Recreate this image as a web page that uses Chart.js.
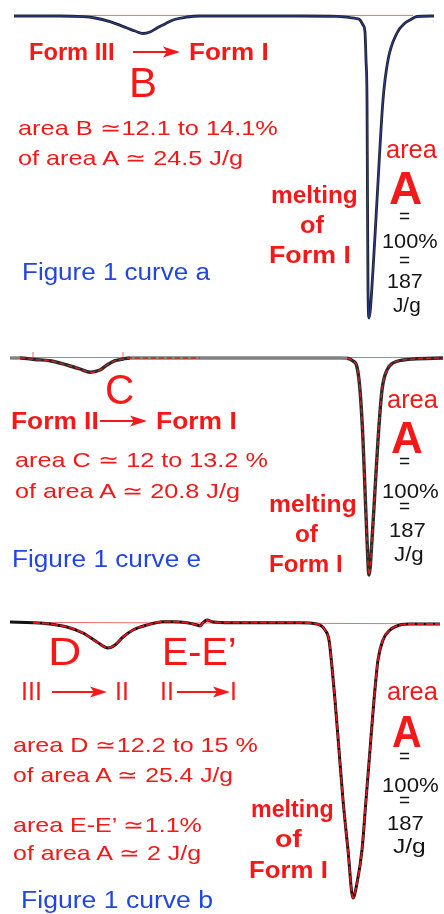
<!DOCTYPE html>
<html><head><meta charset="utf-8">
<script src="https://cdn.jsdelivr.net/npm/chart.js@4.4.1/dist/chart.umd.min.js"></script>
<style>
html,body{margin:0;padding:0;background:#fff;}
#page{position:relative;width:444px;height:914px;overflow:hidden;background:#fff;}
canvas{position:absolute;left:0;}
.lbl{position:absolute;white-space:nowrap;line-height:1;font-family:"Liberation Sans",Arial,Helvetica,sans-serif;transform-origin:0 0;}
svg{position:absolute;left:0;top:0;}
</style></head>
<body><div id="page"></div>
<script>
// ---- DSC curve a (Form III -> Form I, melting of Form I) ----
const tempA = [14,60,83,95,110,127,135,143,150,157,165,173,187,200,220,300,337,350,356,360,363,365,366,367,367.5,368,369,373,377,383,388,397,405,410,417,434];
const flowA = [0,0,-0.7,-2,-5.7,-12,-15,-17.5,-16,-12,-8,-4,-1,0,0,0,-0.3,-1.7,-2.5,-4,-9,-16,-44,-84,-184,-274,-302,-254,-184,-84,-44,-17,-7,-4,-0.5,0];
const baseA1 = [80,200];
const baseA2 = [300,413];

// ---- DSC curve e (Form II -> Form I) ----
const tempE = [10,20,35,50,67,80,90,100,107,115,123,130,200,340,347,353,357,360,363,365,367,369,372,375,378,382,387,393,403,413,443];
const flowE = [0,0,-1.5,-2.7,-7,-11,-14.3,-12,-7,-2.7,-1,0,0,0,-0.3,-3,-9,-32,-82,-132,-182,-217,-182,-132,-82,-32,-12,-5,-2,-1,0];
const baseE1 = [20,127];
const baseE2 = [347,413];
const ticksE = [33,123];

// ---- DSC curve b (III -> II, II -> I) ----
const tempB = [10,33,50,67,83,97,108,115,123,133,147,163,173,187,197,200,203,207,213,230,300,317,325,329,332,335,339,343,348,353,357,362,366,370,374,378,383,390,400,410,440];
const flowB = [0,-0.7,-2,-5,-11,-20,-26,-23,-15,-8,-3,0.3,0.3,-0.7,-3,-4,-0.7,2,0,-0.7,-0.7,-2,-8,-18,-45,-78,-128,-178,-228,-276,-261,-228,-178,-128,-78,-38,-18,-8,-3,-2,-2];
const baseBx = [33,410];
const baseBy = [-0.7,-2];

const R = '#f41818', K = '#141414', BL = '#2146e2';
// text, x, baseline, size, weight, color, ink width
const labels = [
 ["Form III",30,60,23,700,R,83],["Form I",190,60,23,700,R,77],["B",132,98,42,400,R,23],
 ["area B \u224312.1 to 14.1%",18,135,21,400,R,259],["of area A \u2243 24.5 J/g",18,165,21,400,R,227],
 ["Figure 1 curve a",23,280,23,400,BL,187],
 ["melting",272,203,24,700,R,85],["of",300,233,24,700,R,25],["Form I",270,263,24,700,R,80],
 ["area",387,158,25,400,R,50],["A",390,204,46,700,R,31],["=",400,223,21,400,K,10],
 ["100%",383,248,21,400,K,54],["=",400,267,21,400,K,10],["187",388,288,21,400,K,34],["J/g",393,312,21,400,K,27],

 ["C",107,405,42,400,R,26],["Form II",12,429,23,700,R,85],["Form I",157,429,23,700,R,78],
 ["area C \u2243 12 to 13.2 %",15,467,21,400,R,252],["of area A \u2243 20.8 J/g",15,498,21,400,R,227],
 ["Figure 1 curve e",13,567,23,400,BL,187],
 ["melting",270,512,24,700,R,86],["of",295,542,24,700,R,24],["Form I",270,572,24,700,R,72],
 ["area",388,408,25,400,R,50],["A",392,453,44,700,R,30],["=",400,468,21,400,K,10],
 ["100%",383,498,21,400,K,55],["=",400,513,21,400,K,10],["187",390,537,21,400,K,35],["J/g",394,561,21,400,K,29],

 ["D",52,665,38,400,R,28],["E-E\u2019",165,665,38,400,R,70],
 ["III",23,700,25,400,R,0],["II",117,700,25,400,R,0],["II",162,700,25,400,R,0],["I",232,700,25,400,R,0],
 ["area D \u224312.2 to 15 %",13,752,21,400,R,244],["of area A \u2243 25.4 J/g",13,782,21,400,R,222],
 ["area E-E\u2019 \u22431.1%",13,832,21,400,R,189],["of area A \u2243 2 J/g",13,860,21,400,R,190],
 ["Figure 1 curve b",22,908,23,400,BL,190],
 ["melting",252,817,24,700,R,81],["of",275,847,24,700,R,28],["Form I",250,878,24,700,R,77],
 ["area",388,700,25,400,R,50],["A",393,747,44,700,R,28],["=",400,763,21,400,K,10],
 ["100%",383,792,21,400,K,55],["=",400,807,21,400,K,10],["187",388,830,21,400,K,35],["J/g",393,853,21,400,K,32]
];
// arrows: x1, x2, y
const arrows = [[133,180,52],[100,147,421],[52,107,692],[177,230,692]];

const page = document.getElementById('page');
const pts = (xs, ys) => xs.map((x,i)=>({x, y: ys[i]}));
const flat = (xs, y) => xs.map(x=>({x, y}));

function makeChart(top, height, yMax, datasets){
  const c = document.createElement('canvas');
  c.width = 444; c.height = height; c.style.top = top+'px';
  c.style.width='444px'; c.style.height=height+'px';
  page.appendChild(c);
  new Chart(c, {type:'line', data:{datasets},
    options:{responsive:false, animation:false, devicePixelRatio:1, events:[],
      layout:{padding:0},
      plugins:{legend:{display:false}, tooltip:{enabled:false}},
      elements:{point:{radius:0}},
      scales:{x:{type:'linear',display:false,min:0,max:444}, y:{display:false,min:yMax-height,max:yMax}}}});
}
const redBase = 'rgba(235,70,70,0.8)';
const inR = (x, rs) => rs.some(r => x>=r[0] && x<=r[1]);

makeChart(0, 335, 16, [
  {data:pts(tempA,flowA), borderColor:'#2b3f92', borderWidth:1, cubicInterpolationMode:'monotone', clip:false, order:1},
  {data:pts(tempA,flowA), borderColor:'#1e2130', borderWidth:2.8, cubicInterpolationMode:'monotone', clip:false, order:2},
  {data:flat(baseA1,0.6), borderColor:redBase, borderWidth:1, order:3},
  {data:flat(baseA2,0.6), borderColor:redBase, borderWidth:1, order:3}
]);

makeChart(340, 250, 18, [
  {data:pts(tempE,flowE), borderWidth:1.4, borderDash:[5,3], cubicInterpolationMode:'monotone', clip:false, order:1, borderColor:'#d42020',
   segment:{borderColor: c => inR(c.p0.parsed.x,[[18,132],[345,415]]) ? '#d42020' : 'rgba(0,0,0,0)'}},
  {data:pts(tempE,flowE), borderWidth:3.4, cubicInterpolationMode:'monotone', clip:false, order:2, borderColor:'#2a2a2a',
   segment:{borderColor: c => (Math.abs(c.p0.parsed.y)<0.5 && Math.abs(c.p1.parsed.y)<0.5) ? '#808080' : '#2a2a2a'}},
  {data:flat(baseE1,0.5), borderColor:redBase, borderWidth:1, order:3},
  {data:flat(baseE2,0.5), borderColor:redBase, borderWidth:1, order:3},
  ...ticksE.map(t => ({data:[{x:t,y:0},{x:t,y:6}], borderColor:redBase, borderWidth:1, order:3}))
]);

makeChart(600, 310, 22, [
  {data:pts(tempB,flowB), borderWidth:1.8, borderDash:[7,2], cubicInterpolationMode:'monotone', clip:false, order:1, borderColor:'#e8141c',
   segment:{borderColor: c => inR(c.p0.parsed.x,[[30,412]]) ? '#e8141c' : 'rgba(0,0,0,0)'}},
  {data:pts(tempB,flowB), borderColor:'#111', borderWidth:3, cubicInterpolationMode:'monotone', clip:false, order:2},
  {data:pts(baseBx,baseBy.map(v=>v+0.3)), borderColor:redBase, borderWidth:1, order:3}
]);

// arrows
const NS = 'http://www.w3.org/2000/svg';
const svg = document.createElementNS(NS,'svg');
svg.setAttribute('width',444); svg.setAttribute('height',914);
arrows.forEach(([x1,x2,y])=>{
  const l = document.createElementNS(NS,'line');
  l.setAttribute('x1',x1); l.setAttribute('x2',x2-10); l.setAttribute('y1',y); l.setAttribute('y2',y);
  l.setAttribute('stroke',R); l.setAttribute('stroke-width',2.2);
  svg.appendChild(l);
  const p = document.createElementNS(NS,'polygon');
  p.setAttribute('points',`${x2-17},${y-5.5} ${x2},${y} ${x2-17},${y+5.5} ${x2-13},${y}`);
  p.setAttribute('fill',R);
  svg.appendChild(p);
});
page.appendChild(svg);

// labels
const mctx = document.createElement('canvas').getContext('2d');
labels.forEach(([t,x,base,size,wt,col,w])=>{
  const d = document.createElement('div');
  d.className='lbl'; d.textContent=t;
  d.style.fontSize=size+'px'; d.style.fontWeight=wt; d.style.color=col;
  const font = `${wt} ${size}px "Liberation Sans", Arial, sans-serif`;
  mctx.font = font;
  const m = mctx.measureText(t);
  const ink = m.actualBoundingBoxRight + m.actualBoundingBoxLeft;
  const s = w ? w/ink : 1;
  d.style.left = (x + s*m.actualBoundingBoxLeft)+'px';
  d.style.top = (base - 0.8465*size)+'px';
  if (w) d.style.transform = `scaleX(${s})`;
  page.appendChild(d);
});
</script>
</body></html>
------------------------------------------------------------------------
Short exercise
Copy each line of the listing that includes "page".

Solved problem
Recreate this image as a web page that uses Chart.js.
#page{position:relative;width:444px;height:914px;overflow:hidden;background:#fff;}
<body><div id="page"></div>
const page = document.getElementById('page');
  page.appendChild(c);
page.appendChild(svg);
  page.appendChild(d);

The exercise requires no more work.